ThomsonReuters are still a big business - not as big as Microsoft and Google, but not as ubiquitous either, (although the Reuters part probably is?). Microsoft and Google always will be bigger... most computers on average use a Microsoft product, although it's interesting they've closed down the book part of their Live search. We're also seeing mergers elsewhere - Wiley-Blackwell, for example. I think there will be more to come, and with it, increased strength on the publisher side (they're not going to go down easily).

Interesting times ahead - personally, it will be great when things are more open, but I suspect subscription fees paid by libraries will be moved to the authors (normally within the same institution) who will pay to make things free...

John Dupuis said...

Hi Tom, thanks for the comment. I agree that the GS coverage will vary enormously by discipline with H/SS faring the worst. I do usually concentrate on the scitech areas here but I am aware of the differences and do recognize the long-term implications.

Long-term, however, I still see the A&I business as being severely challenged in all areas as they struggle to add value to justify their very high sub fees. As academic libraries struggle to transform themselves into 21st century organizations, they will need resources to fund that transformation.
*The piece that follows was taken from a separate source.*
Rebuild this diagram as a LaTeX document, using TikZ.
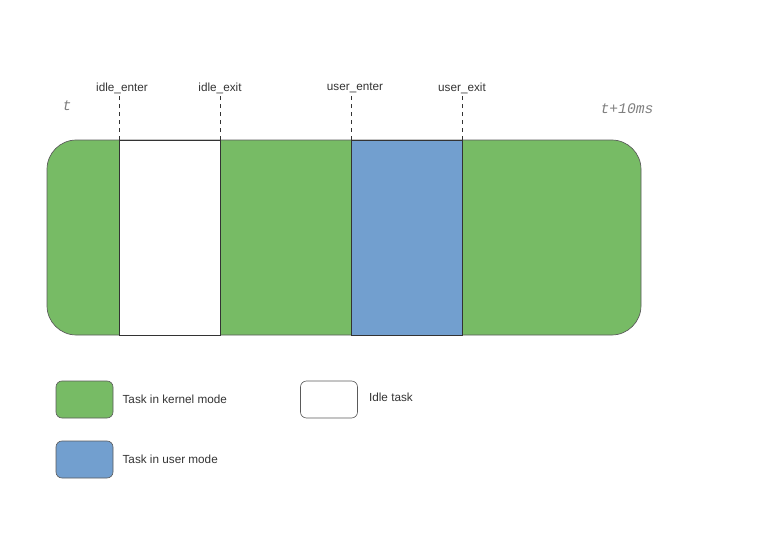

Personally, I would prefer to use my collections money to pay for truly important and unique content that our patrons will recognize as having value and will recognize the contribution of the library for sponsoring and providing access to that value.

As for today, I do agree with the authors of the article that GS is still probably not the best place for faculty and grad students who need more targeted and comprehensive searching capabilities. Of course, the challenge is convincing them that they truly need those capabilities and that GS is not "good enough."